The New York Times has a good article this morning that covers the debate within conservatism over the concept of epistemic closure, which basically is the idea that many political conservatives see conservatism as having definitively answered and settled all of the major issues of the day, from global warming to national defense to health care, and therefore when it comes to the issues, mainstream conservative thought does not need to be questioned or reexamined, only defended. From the article:

Mr. Bartlett, who lost his job at the Heritage Foundation after accusing George W. Bush of betraying the Reagan legacy, said in an interview: “Every intellectual movement needs to constantly question itself; otherwise it becomes stale. But conservatives have sort of reached a position of intellectual closure. They don’t think there are any new ideas of particular interest to them. Their philosophy is fully formed. The only question is how best to implement conservative ideas in the political debate.”

This article resonated strongly with me, as there was once a period in my life where I was a Rush Limbaugh devotee and believed that Limbaugh did indeed have factual answers to every political question of the day; and later, in my post-mission period, I believed the same about the revealed Gospel: that if I did not have an answer to some Gospel-related question, it was because I had not found the right authoritative pronouncement or received a personal revelation on the subject. In both cases, I felt I had “epistemic closure” and I just needed to defend the answers I already had or the authorities who provided them.
In my case, life experiences have destroyed my capacity for embracing epistemic closure in both politics and much of what passes for the Gospel, and now, in both areas, find myself accepting Limbaugh’s most-loathed of labels: a centrist. In politics, that means I accept the idea that there are usually valid points and concerns being articulated on both sides of the aisle, and in the Gospel, it means there are a few core beliefs that I have absolute confidence in, and I no longer view the vast ocean of Church leaders’ doctrinal statements as authoritative unless those statements are weighed against a host of specific criteria.
In Richard Poll’s classic discussion of the Iron Rod and Liahona models for approaching the Gospel, he makes the contentious point that it is common for Iron Rod believers (those embracing epistemic closure) to transition to the Liahona approach (more skeptical, more comfortable with ambiguity) through life experiences, but not vice-versa. This point is contentious because it puts a lot of us Liahonas in the position of saying to the iron-rod folks, “I have already worn your glasses and so I understand why you like them, but they blind you to a lot of important things in your field of vision, so I can no longer believe that they represent reality in a useful way.” It is a condescending point of view that we hold, but it is the only one possible for those of us who have lived in the comfort of epistemic closure at either end of the political or gospel-belief spectrum at some point.
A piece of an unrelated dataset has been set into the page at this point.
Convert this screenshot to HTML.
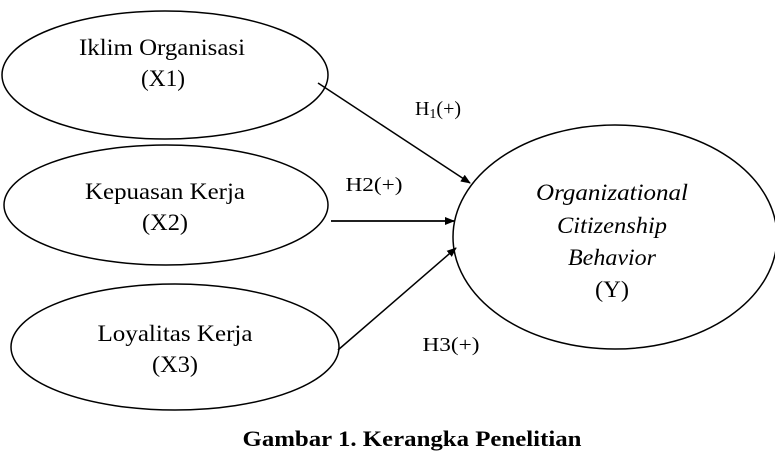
<!DOCTYPE html>
<html><head><style>body{margin:0;background:#fff}</style></head><body>
<svg width="775" height="452" xmlns="http://www.w3.org/2000/svg" font-family="Liberation Serif, serif" font-size="23">
<defs><marker id="a" markerWidth="10" markerHeight="8" refX="9" refY="4" orient="auto" markerUnits="userSpaceOnUse"><path d="M0,0L10,4L0,8z" fill="#000"/></marker></defs>
<g fill="none" stroke="#000" stroke-width="1.5">
<ellipse cx="165" cy="75" rx="163" ry="64"/>
<ellipse cx="166" cy="205" rx="162" ry="60"/>
<ellipse cx="175" cy="347" rx="164" ry="63"/>
<ellipse cx="615" cy="237" rx="162" ry="112"/>
<line x1="318" y1="83" x2="470" y2="183" marker-end="url(#a)"/>
<line x1="331" y1="221" x2="454" y2="221" stroke-width="1.8" marker-end="url(#a)"/>
<line x1="338" y1="350" x2="456" y2="248" marker-end="url(#a)"/>
</g>
<g text-anchor="middle">
<text x="162" y="55" textLength="166" lengthAdjust="spacingAndGlyphs">Iklim Organisasi</text><text x="163" y="86" textLength="44" lengthAdjust="spacingAndGlyphs">(X1)</text>
<text x="165" y="199" textLength="160" lengthAdjust="spacingAndGlyphs">Kepuasan Kerja</text><text x="165" y="230" textLength="46" lengthAdjust="spacingAndGlyphs">(X2)</text>
<text x="175" y="341" textLength="155" lengthAdjust="spacingAndGlyphs">Loyalitas Kerja</text><text x="175" y="372" textLength="46" lengthAdjust="spacingAndGlyphs">(X3)</text>
<text x="612" y="200" font-style="italic" textLength="152" lengthAdjust="spacingAndGlyphs">Organizational</text>
<text x="612" y="233" font-style="italic" textLength="110" lengthAdjust="spacingAndGlyphs">Citizenship</text>
<text x="612" y="265" font-style="italic" textLength="88" lengthAdjust="spacingAndGlyphs">Behavior</text>
<text x="612" y="297" textLength="34" lengthAdjust="spacingAndGlyphs">(Y)</text>
<text x="438" y="115" font-size="20">H<tspan font-size="14" dy="3">1</tspan><tspan dy="-3">(+)</tspan></text>
<text x="374" y="191" font-size="20" textLength="57" lengthAdjust="spacingAndGlyphs">H2(+)</text>
<text x="451" y="351" font-size="20" textLength="57" lengthAdjust="spacingAndGlyphs">H3(+)</text>
<text x="412" y="446" font-weight="bold" font-size="22" textLength="339" lengthAdjust="spacingAndGlyphs">Gambar 1. Kerangka Penelitian</text>
</g>
</svg>
</body></html>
The inevitably condescending nature of the centrist point of view is what causes people to rage against us more than they rage against their ideological opponents on the other side of the spectrum. Consider this political example from conservative site redstate.com:

What I am concerned about, however, is the extent to which those who fancy themselves conservative intellectuals – folks like Manzi, Frum, Douthat, Brooks, Sullivan and others – believe they are the second coming of Bill Buckley (hardly), but dismiss talk radio show hosts (and forums like RedState) as nothing more than blowhard hacks who pour out their own koolaid for the slobbering masses, too stupid to know the difference.
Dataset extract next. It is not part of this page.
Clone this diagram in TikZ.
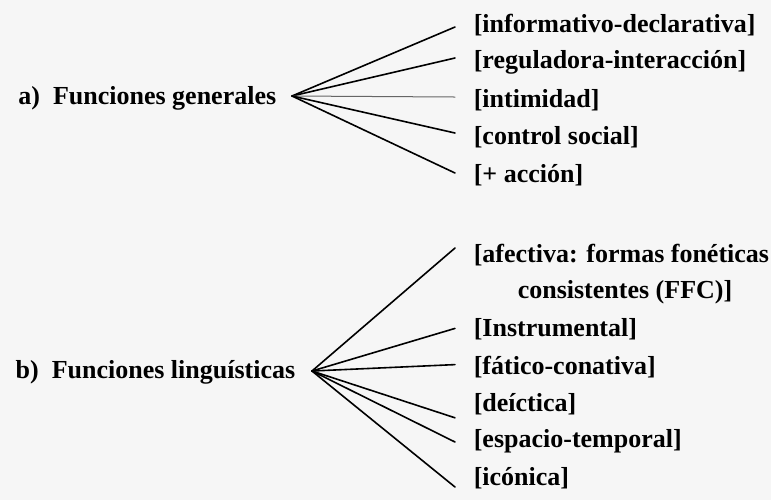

I have neither the desire and time nor the expertise to analyze in detail Manzi’s specific criticisms of Levin’s Liberty and Tyranny – most of which centered on the chapter on what Mark calls Enviro-Statism. What is striking about his burn-the-forest-down-to-find-the-tree approach is that it dismisses Mark’s book in entirety because he disagrees with some of the sourced (Mark’s book is well documented with numerous footnotes) material Mark provides in this one section in particular. And Manzi does so rather violently… accusing Mark of “epistemic closure.”
Now, I had to look that term up. Cuz I ain’t as smart as those guys who sit around in circles over at the New Republic, the New York Times, and increasingly, sadly on occasion, the National Review, and blather on endlessly about topics that would make even wonky professors’ eyes roll, much less a regular-old American like me who enjoys watching the DIY network and American Idol after getting back from the driving range and playing with my son.
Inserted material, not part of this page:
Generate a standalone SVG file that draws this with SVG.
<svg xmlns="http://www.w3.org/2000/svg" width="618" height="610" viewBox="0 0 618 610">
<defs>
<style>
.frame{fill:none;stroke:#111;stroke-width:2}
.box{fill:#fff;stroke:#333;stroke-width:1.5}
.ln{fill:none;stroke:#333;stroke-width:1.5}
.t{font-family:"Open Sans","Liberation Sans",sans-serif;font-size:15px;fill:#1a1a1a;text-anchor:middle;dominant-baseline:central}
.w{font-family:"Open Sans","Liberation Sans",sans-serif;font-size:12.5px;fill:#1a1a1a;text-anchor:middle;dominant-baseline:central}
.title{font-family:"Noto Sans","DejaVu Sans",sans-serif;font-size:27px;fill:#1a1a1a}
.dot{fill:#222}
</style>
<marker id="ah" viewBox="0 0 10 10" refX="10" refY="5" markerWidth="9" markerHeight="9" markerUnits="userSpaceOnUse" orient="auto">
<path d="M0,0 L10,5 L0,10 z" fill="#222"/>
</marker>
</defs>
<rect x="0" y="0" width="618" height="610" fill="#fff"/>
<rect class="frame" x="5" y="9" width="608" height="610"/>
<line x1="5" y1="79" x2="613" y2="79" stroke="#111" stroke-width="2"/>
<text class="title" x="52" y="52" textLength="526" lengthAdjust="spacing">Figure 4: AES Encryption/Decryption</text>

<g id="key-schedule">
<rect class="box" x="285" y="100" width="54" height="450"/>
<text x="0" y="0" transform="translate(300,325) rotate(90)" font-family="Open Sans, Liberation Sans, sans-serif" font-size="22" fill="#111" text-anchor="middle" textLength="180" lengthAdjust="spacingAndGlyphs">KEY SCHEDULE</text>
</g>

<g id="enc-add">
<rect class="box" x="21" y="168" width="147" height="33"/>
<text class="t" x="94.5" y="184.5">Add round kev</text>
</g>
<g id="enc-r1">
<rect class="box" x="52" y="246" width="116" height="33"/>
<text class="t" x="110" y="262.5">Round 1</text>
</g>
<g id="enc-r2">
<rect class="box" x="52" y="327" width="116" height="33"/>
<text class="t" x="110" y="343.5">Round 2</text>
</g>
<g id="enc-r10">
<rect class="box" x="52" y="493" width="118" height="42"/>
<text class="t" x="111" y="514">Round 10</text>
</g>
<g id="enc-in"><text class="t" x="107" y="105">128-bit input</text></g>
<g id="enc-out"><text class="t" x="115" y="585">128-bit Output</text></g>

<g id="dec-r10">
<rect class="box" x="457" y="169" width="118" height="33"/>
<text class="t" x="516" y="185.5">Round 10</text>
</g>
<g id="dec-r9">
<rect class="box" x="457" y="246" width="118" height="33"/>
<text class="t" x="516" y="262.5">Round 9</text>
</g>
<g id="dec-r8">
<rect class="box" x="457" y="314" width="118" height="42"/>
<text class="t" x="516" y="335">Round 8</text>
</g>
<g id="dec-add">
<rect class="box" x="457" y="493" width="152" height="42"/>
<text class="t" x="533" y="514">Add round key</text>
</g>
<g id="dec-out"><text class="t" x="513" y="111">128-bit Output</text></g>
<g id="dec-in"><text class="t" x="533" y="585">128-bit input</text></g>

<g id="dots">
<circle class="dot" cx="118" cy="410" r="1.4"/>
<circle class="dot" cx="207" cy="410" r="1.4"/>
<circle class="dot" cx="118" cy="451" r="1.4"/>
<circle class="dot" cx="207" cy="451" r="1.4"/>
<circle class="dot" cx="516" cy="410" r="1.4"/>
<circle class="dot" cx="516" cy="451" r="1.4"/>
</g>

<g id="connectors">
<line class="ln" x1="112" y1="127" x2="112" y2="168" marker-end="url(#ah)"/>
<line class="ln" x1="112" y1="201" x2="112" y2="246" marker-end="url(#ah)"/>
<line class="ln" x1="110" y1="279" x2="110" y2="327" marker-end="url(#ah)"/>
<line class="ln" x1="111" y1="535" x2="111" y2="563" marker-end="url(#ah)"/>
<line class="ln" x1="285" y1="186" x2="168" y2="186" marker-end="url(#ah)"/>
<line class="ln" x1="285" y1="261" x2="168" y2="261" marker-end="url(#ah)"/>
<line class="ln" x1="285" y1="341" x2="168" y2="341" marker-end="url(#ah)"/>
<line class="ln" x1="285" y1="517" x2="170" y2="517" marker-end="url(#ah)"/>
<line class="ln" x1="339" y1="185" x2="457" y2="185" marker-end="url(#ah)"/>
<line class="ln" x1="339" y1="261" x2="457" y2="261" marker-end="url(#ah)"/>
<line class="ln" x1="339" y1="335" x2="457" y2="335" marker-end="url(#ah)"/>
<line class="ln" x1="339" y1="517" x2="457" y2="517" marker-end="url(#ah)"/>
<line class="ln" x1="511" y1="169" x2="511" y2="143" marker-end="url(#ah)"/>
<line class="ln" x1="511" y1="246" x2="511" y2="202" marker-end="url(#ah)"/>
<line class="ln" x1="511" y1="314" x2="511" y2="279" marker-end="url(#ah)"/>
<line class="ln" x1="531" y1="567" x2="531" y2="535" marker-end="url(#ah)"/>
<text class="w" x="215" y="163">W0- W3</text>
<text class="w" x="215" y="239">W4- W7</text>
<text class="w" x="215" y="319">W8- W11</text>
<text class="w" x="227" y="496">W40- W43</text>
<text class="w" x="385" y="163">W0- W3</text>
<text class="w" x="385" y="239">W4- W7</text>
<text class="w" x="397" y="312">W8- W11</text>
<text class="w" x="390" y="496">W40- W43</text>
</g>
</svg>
This contempt for centrism (and critical thought in general, I would argue) is also found on in the left’s howls of “betrayal” by President Obama on a number of issues where he has chosen either pluralistic approaches or centrist positions.
In politics, people on the right and the left condemn adherents to Maoism and Khomeinism for their shared tendency to subordinate truth and accuracy to whether an idea “advances the revolution” or not, and yet that tendency is at the heart of the epistemic closure we see on both sides of the partisan aisle.
As for the Gospel’s application of this idea, if we have settled any Gospel questions at all in our hearts and minds, we are open to a valid accusation of epistemic closure. Having epistemic closure regarding a genuinely revealed principle is not a bad thing, but as the Iron Rod/Liahona discussion points out, the question of which of our Gospel teachings merit epistemic closure is an important debate in the age of blogging, where anyone can write a well-documented overview of “What Mormons Believe,” that would be wildly off the mark for 90% of members of the contemporary Church.